It’s Mother’s Day. Mother’s Day is usually the time of year everyone lets their mom know she is loved. But, isn’t every day Mother’s Day? It sure seems like it to me.
For some time now, Kylan (5y) has been in a phase where he thinks everything is a competition. He turned saying “I love you” into this little game. It used to go something like this:
Me: I love you.
K: I love you more.
(Why did he say “more”? I went with it one day…)
Me: I love you more than all the books.
K: I love you to the moon and back.
Me: I love you more than… and we continue naming things we love.
Then his game turned into this:
Me: I love you.
K: I love you more because I love you to infinity. And you can’t beat infinity because there is no end. So, I win. Haha!
Who taught the kid about infinity? Seriously.
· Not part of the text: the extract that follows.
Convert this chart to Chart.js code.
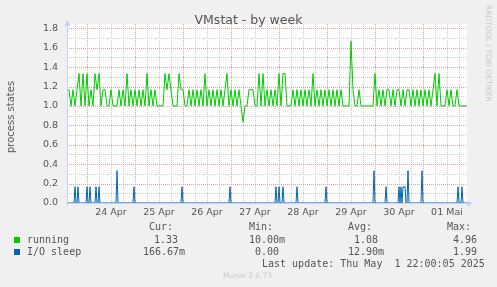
<!DOCTYPE html>
<html lang="de">
<head>
<meta charset="UTF-8" />
<title>VMstat - by week</title>
<script src="https://cdn.jsdelivr.net/npm/chart.js@4.4.1/dist/chart.umd.min.js"></script>
<style>
	body { margin:0; background:#f0f0f0; }
	#wrap { position:relative; width:497px; height:287px; overflow:hidden; }
	#wrap canvas { position:absolute; left:0; top:0; }
	.t { position:absolute; white-space:pre; color:#555555; font-family:'DejaVu Sans'; }
	.m { font-family:'DejaVu Sans Mono'; font-size:10px; line-height:12px; }
	.sq { position:absolute; width:6px; height:6px; }
</style>
</head>
<body>
<div id="wrap">
	<canvas id="vmstat" width="497" height="287"></canvas>
	<div class="t" style="left:0;top:12px;width:497px;text-align:center;font-size:12.5px;line-height:15px;">VMstat - by week</div>
	<div class="t" style="left:11px;top:117px;font-size:10px;line-height:12px;transform:translate(-50%,-50%) rotate(-90deg);">process states</div>
	<div class="t" style="left:484px;top:5px;font-size:7.5px;line-height:9px;color:#c8c8c8;writing-mode:vertical-rl;">RRDTOOL / TOBI OETIKER</div>

	<div class="t m" style="left:149px;top:221px;">Cur:</div>
	<div class="t m" style="left:249px;top:221px;">Min:</div>
	<div class="t m" style="left:348px;top:221px;">Avg:</div>
	<div class="t m" style="left:447px;top:221px;">Max:</div>

	<div class="sq" style="left:14px;top:237px;background:#00cc00;"></div>
	<div class="t m" style="left:27px;top:234px;">running</div>
	<div class="t m" style="left:154px;top:234px;">1.33</div>
	<div class="t m" style="left:249px;top:234px;">10.00m</div>
	<div class="t m" style="left:354px;top:234px;">1.08</div>
	<div class="t m" style="left:453px;top:234px;">4.96</div>

	<div class="sq" style="left:14px;top:249px;background:#0066b3;"></div>
	<div class="t m" style="left:27px;top:246px;">I/O sleep</div>
	<div class="t m" style="left:143px;top:246px;">166.67m</div>
	<div class="t m" style="left:255px;top:246px;">0.00</div>
	<div class="t m" style="left:348px;top:246px;">12.90m</div>
	<div class="t m" style="left:453px;top:246px;">1.99</div>

	<div class="t m" style="left:262px;top:258px;">Last update: Thu May  1 22:00:05 2025</div>
	<div class="t" style="left:223px;top:271px;font-size:7.5px;line-height:10px;color:#c8c8c8;">Munin 2.0.73</div>
</div>

<script>
	// hours since 23 Apr 14:00, one value per hour
	const runningValues = [
		1.167,1.167,1,1.167,1,1.167,1.333,1,1.333,1,
		1.333,1,1.167,1,1.333,1.167,1.333,1,1.167,1.167,
		1,1,1.167,1,1,1,1.167,1,1.167,1,
		1.333,1,1.167,1,1.167,1,1.167,1,1.167,1,
		1.333,1,1.167,1,1.167,1,1,1,1,1.333,
		1.167,1.333,1.167,1,1,1,1.333,1.167,1.167,1,
		1,1.167,1,1.167,1,1.167,1,1.167,1,1.333,
		1,1.167,1,1.167,1,1.167,1,1.167,1,1.167,
		1.333,1,1.167,1,1.167,1,1.167,1,0.833,1,
		1,1.167,1.167,1.167,1,1,1.333,1,1.333,1,
		1.167,1,1.167,1,1.167,1,1.333,1,1.333,1.333,
		1,1,1,1.167,1,1.167,1,1.167,1,1.167,
		1,1.167,1,1.333,1,1.167,1,1.167,1,1.167,
		1,1.167,1,1.167,1,1.167,1,1.167,1,1,
		1,1,1.667,1.167,1,1,1.167,1,1,1,
		1,1,1,1,1.333,1,1.167,1,1.167,1,
		1.167,1.167,1,1.167,1,1.167,1.167,1,1.167,1,
		1.167,1.167,1,1.167,1,1.167,1,1.167,1,1.167,
		1,1.167,1,1.167,1.333,1,1.333,1,1,1,
		1.167,1,1.167,1,1,1.167,1,1,1,1,
		1
	];

	// I/O sleep is mostly zero, so keep it as hour/value pairs
	const ioHours = [
		0,
		3.5,4,4.5, 5,5.5,6, 9.5,10,10.5, 11,11.5,12, 14,14.5,15, 15.5,16,16.5,
		24.5,25,25.5, 33,33.5,34, 57,57.5,58, 81,81.5,82,
		104,104.5,105, 105.5,106,106.5, 107.5,108,108.5, 114.5,115,115.5,
		129,129.5,130, 153,153.5,154, 159,159.5,160,
		165.5,166,166.5,167,167.5,168,169,169.5,
		170,170.5,171, 177,177.5,178, 195,195.5,196, 197,197.5,198,
		200
	];
	const ioValues = [
		0,
		0,0.167,0, 0,0.167,0, 0,0.167,0, 0,0.167,0, 0,0.167,0, 0,0.167,0,
		0,0.333,0, 0,0.167,0, 0,0.167,0, 0,0.167,0,
		0,0.167,0, 0,0.167,0, 0,0.167,0, 0,0.167,0,
		0,0.167,0, 0,0.333,0, 0,0.167,0,
		0,0.167,0,0.167,0,0.167,0.167,0,
		0,0.333,0, 0,0.333,0, 0,0.167,0, 0,0.167,0,
		0
	];

	// day labels sit at noon, midnight gets the red grid line
	const dayLabels = ['24 Apr','25 Apr','26 Apr','27 Apr','28 Apr','29 Apr','30 Apr','01 Mai'];
	const labelHours = [22,46,70,94,118,142,166,190];

	let gridHours = [];
	for (let h = 4; h < 200; h += 6) gridHours.push(h);
	let yTicks = [];
	for (let k = 0; k <= 18; k++) yTicks.push(k / 10);

	const majorColor = '#ea9a9a';
	const minorColor = '#cccccc';
	const axisColor = '#c9cff5';

	Chart.defaults.font.family = 'DejaVu Sans';

	// white canvas, dotted rrdtool grid, axes with arrows
	const muninLook = {
		id: 'muninLook',
		beforeDraw(chart) {
			const a = chart.chartArea, c = chart.ctx;
			c.save();
			c.fillStyle = '#ffffff';
			c.fillRect(a.left, a.top, a.right - a.left, a.bottom - a.top);
			c.restore();
		},
		beforeDatasetsDraw(chart) {
			const a = chart.chartArea, c = chart.ctx;
			const xs = chart.scales.x, ys = chart.scales.y;
			c.save();
			c.lineWidth = 1;
			c.setLineDash([1, 1]);
			gridHours.forEach(h => {
				if ((h - 10) % 24 === 0) return;
				const px = Math.round(xs.getPixelForValue(h)) + 0.5;
				c.strokeStyle = minorColor;
				c.beginPath();
				c.moveTo(px, a.top);
				c.lineTo(px, a.bottom);
				c.stroke();
			});
			yTicks.forEach((v, k) => {
				if (k % 2 === 0) return;
				const py = Math.round(ys.getPixelForValue(v)) + 0.5;
				c.strokeStyle = minorColor;
				c.beginPath();
				c.moveTo(a.left, py);
				c.lineTo(a.right, py);
				c.stroke();
			});
			// major lines go on top of the minor ones
			c.strokeStyle = majorColor;
			gridHours.forEach(h => {
				if ((h - 10) % 24 !== 0) return;
				const px = Math.round(xs.getPixelForValue(h)) + 0.5;
				c.beginPath();
				c.moveTo(px, a.top);
				c.lineTo(px, a.bottom);
				c.stroke();
			});
			yTicks.forEach((v, k) => {
				if (k === 0 || k % 2 !== 0) return;
				const py = Math.round(ys.getPixelForValue(v)) + 0.5;
				c.beginPath();
				c.moveTo(a.left, py);
				c.lineTo(a.right, py);
				c.stroke();
			});
			c.restore();
		},
		afterDraw(chart) {
			const a = chart.chartArea, c = chart.ctx;
			const x0 = a.left + 0.5, y0 = a.bottom + 0.5;
			c.save();
			c.strokeStyle = axisColor;
			c.fillStyle = axisColor;
			c.lineWidth = 1;
			c.beginPath();
			c.moveTo(x0, y0 + 2);
			c.lineTo(x0, a.top - 2);
			c.moveTo(x0 - 2, y0);
			c.lineTo(a.right + 2, y0);
			c.stroke();
			c.beginPath();
			c.moveTo(x0 - 3, a.top + 2);
			c.lineTo(x0 + 3, a.top + 2);
			c.lineTo(x0, a.top - 4);
			c.closePath();
			c.fill();
			c.beginPath();
			c.moveTo(a.right, y0 - 3);
			c.lineTo(a.right, y0 + 3);
			c.lineTo(a.right + 6, y0);
			c.closePath();
			c.fill();
			c.restore();
		}
	};

	let vmChart = new Chart(document.getElementById('vmstat'), {
		type: 'line',
		data: {
			datasets: [{
				label: 'running',
				data: runningValues.map((v, i) => ({x: i, y: v})),
				borderColor: '#00cc00',
				borderWidth: 1,
				pointRadius: 0,
				tension: 0
			}, {
				label: 'I/O sleep',
				data: ioHours.map((h, i) => ({x: h, y: ioValues[i]})),
				borderColor: '#0066b3',
				borderWidth: 1,
				pointRadius: 0,
				tension: 0
			}]
		},
		options: {
			responsive: false,
			animation: false,
			layout: {padding: {left: 0, right: 30, top: 24, bottom: 64}},
			plugins: {legend: {display: false}, tooltip: {enabled: false}, title: {display: false}},
			scales: {
				x: {
					type: 'linear', min: 0, max: 200,
					afterBuildTicks: s => { s.ticks = gridHours.map(v => ({value: v})); },
					afterFit: s => { s.height = 20; },
					ticks: {
						autoSkip: false, maxRotation: 0, padding: 4, color: '#555555',
						font: {size: 9.5},
						callback: v => { const i = labelHours.indexOf(v); return i < 0 ? '' : dayLabels[i]; }
					},
					grid: {display: false, drawTicks: false},
					border: {display: false}
				},
				y: {
					min: 0, max: 1.844,
					afterBuildTicks: s => { s.ticks = yTicks.map(v => ({value: v})); },
					afterFit: s => { s.width = 67; },
					ticks: {
						padding: 9, color: '#555555', font: {size: 9.5},
						callback: v => (Math.round(v * 10) % 2 === 0 ? v.toFixed(1) : '')
					},
					grid: {display: false, drawTicks: false},
					border: {display: false}
				}
			}
		},
		plugins: [muninLook]
	});
</script>
</body>
</html>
He is barely 5. And, we home school.
We still do our I love you game at times, but most of the time Kylan likes to snuggle up to me for what he calls “Mommy love” and sweetly says, “I love you, Mama.”
Now, Riley (7y) and I have a different, yet, equally special relationship as Kylan and I. When Riley was 3.5-years-old, he was all about numbers and insisted on counting “I love yous” back and forth with me.
R: I love you.
Me: I love you, too.
(He must have thought I meant the number, TWO, because he kept going.)
R: I love you three.
Me: I love you four.
R: I love you five…
Soon, Riley was counting to 100 before he turned four, and we were counting I love yous less and less as time went on. At one point, a couple months passed without any counting. I thought he outgrew this I love you counting phase.
Then it happened. Riley broke his arms. Yes, that’s plural! He was barely five. (I will save that story for another day.) When he broke his first arm, the doctors were standing around us, like we were in a fishbowl. I told Riley the doctors were here to help him get some rest, and that’s when it started again…
R: I love you, Mama.
Me: I love you, too, Riley.
R: I love you one.
Me: I love you two.
R: I love you three…
At I love you four, I noticed the team of doctors watching us, as if time stood still. I motioned for them to start. They caught on and began to sedate my baby.
Me: I love you 6.
Me: I love you 8.
Me: I love you 9.
This was the single hardest thing I have ever had to witness as a mom, thus far. However, it turned into such a bittersweet experience knowing Riley felt safe by counting his I love yous during such a difficult time. I never would have guessed counting our I love yous would turn into anything more than simply counting our I love yous.
As time moves on, I realize our I love yous will continue to change over the years. One thing I know for certain is (my) children will never be too old for “I love you,” no matter how we choose to say those three little words.